In October 2021, the League of United Latin American Citizens and several other plaintiffs, including nonprofit organizations in the Rio Grande Valley, filed a lawsuit against the state alleging the new maps in Congressional Districts 34 and 15 were being “packed” and “cracked,” meaning voters were being moved from one district to another to favor Republicans.
Although the list of plaintiffs was long, it did not include the state or federal Democratic parties.
Conversely, Republicans had other advantages aside from the new maps.
De la Cruz ran a close campaign in 2020 against the former District 15 incumbent, U.S. Rep. Vicente Gonzalez. The newcomer managed to win 47.6% of the votes in her first campaign against a sitting congressman.
Michelle Vallejo, who ran as a Democrat against De la Cruz this year, had more ground to cover, Corral pointed out.
“This was her first time running,” Corral said about Vallejo. “Monica De la Cruz ran in 2020 and came up short, but just knocking on doors one time before, collecting names, getting a donor and voter base going — that can be enough to be decisive.”
For Democrats, the District 15 race will likely lead to some hard-learned lessons and a closer look at state elections, Humphrey said.

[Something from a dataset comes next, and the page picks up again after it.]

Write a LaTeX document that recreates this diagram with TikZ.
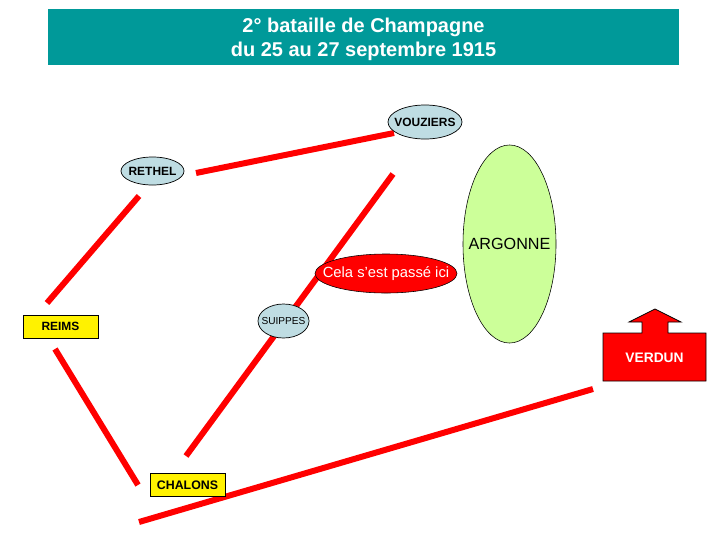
\documentclass[tikz,border=0pt]{standalone}
\usepackage{fontspec}
\setmainfont{Liberation Sans}
\usetikzlibrary{shapes.geometric,positioning}
\definecolor{titreteal}{HTML}{009999}
\definecolor{villeblue}{HTML}{BFDDE3}
\definecolor{argonnegreen}{HTML}{CCFF99}
\newcommand{\nomlieu}[1]{\makebox[0pt]{#1}}
\tikzset{
    front/.style={draw=red, line width=0.15cm},
    ville/.style={draw, ellipse, fill=villeblue, inner sep=0pt, outer sep=0pt, line width=0.5pt},
    pref/.style={draw, fill=yellow, inner sep=0pt, outer sep=0pt, line width=0.5pt}
}

\begin{document}
\begin{tikzpicture}[x=0.025cm, y=-0.025cm]
    \useasboundingbox (0,0) rectangle (720,540);

    \node[fill=titreteal, minimum width=15.775cm, minimum height=1.4cm, inner sep=0pt, align=center, text=white, font=\bfseries\fontsize{14.2}{16.9}\selectfont] (titre) at (363.5,37) {\rule{0pt}{13.5pt}2° bataille de Champagne\\du 25 au 27 septembre 1915};

    \coordinate (rethelE) at (196,173);
    \coordinate (vouziersW) at (394,133);
    \coordinate (rethelS) at (139,196);
    \coordinate (reimsN) at (47,303);
    \coordinate (reimsS) at (55,349);
    \coordinate (chalonsW) at (138,485);
    \coordinate (frontN) at (393,174);
    \coordinate (chalonsN) at (186,456);
    \coordinate (chalonsS) at (139,522);
    \coordinate (verdunS) at (593,389);

    \draw[front] (rethelE) -- (vouziersW);
    \draw[front] (rethelS) -- (reimsN);
    \draw[front] (reimsS) -- (chalonsW);
    \draw[front] (frontN) -- (chalonsN);
    \draw[front] (chalonsS) -- (verdunS);

    \node[ville, minimum width=1.85cm, minimum height=0.85cm, font=\bfseries\fontsize{8.5}{10}\selectfont] (vouziers) at (425,122) {\nomlieu{VOUZIERS}};
    \node[ville, minimum width=1.575cm, minimum height=0.7cm, font=\bfseries\fontsize{8.5}{10}\selectfont] (rethel) at (152.5,171) {\nomlieu{RETHEL}};
    \node[ville, minimum width=1.275cm, minimum height=0.85cm, font=\fontsize{7.2}{8}\selectfont] (suippes) at (283.5,321) {\nomlieu{SUIPPES}};

    \node[draw, ellipse, fill=argonnegreen, minimum width=2.325cm, minimum height=4.95cm, inner sep=0pt, font=\fontsize{11.5}{14}\selectfont] (argonne) at (509.5,244) {\nomlieu{ARGONNE}};
    \node[draw, ellipse, fill=red, text=white, minimum width=3.55cm, minimum height=0.975cm, inner sep=0pt, font=\fontsize{10.5}{12}\selectfont] (ici) at (386,273.5) {\nomlieu{Cela s'est passé ici}};

    \node[pref, minimum width=1.875cm, minimum height=0.575cm, font=\bfseries\fontsize{8.5}{10}\selectfont] (reims) at (60.5,326.5) {REIMS};
    \node[pref, minimum width=1.875cm, minimum height=0.575cm, font=\bfseries\fontsize{8.8}{10}\selectfont] (chalons) at (187.5,485) {CHALONS};

    % fleche et bloc
    \draw[fill=red, line width=0.5pt] (603,333) -- (642,333) -- (642,322) -- (629,322) -- (655,309) -- (681,322) -- (668,322) -- (668,333) -- (706,333) -- (706,381) -- (603,381) -- cycle;
    \node[text=white, inner sep=0pt, font=\bfseries\fontsize{9.8}{12}\selectfont] (verdun) at (654.5,358) {VERDUN};
\end{tikzpicture}
\end{document}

“I think that’s another thing that they should be paying more attention to: state legislators. If you control the state legislature, or you can at least keep them from having a veto proof majority, you can stop some of the redistricting stuff, and you can stop some of the voter suppression stuff and some of the other crazy stuff that they tried to do,” Humphrey said. “But in Texas, Democrats are pretty much … shut out of pretty much everything in Austin. It makes it hard to do anything to change anything.”
Editor’s note: This story was updated to correctly identify former U.S. Rep. Ruben Hinojosa.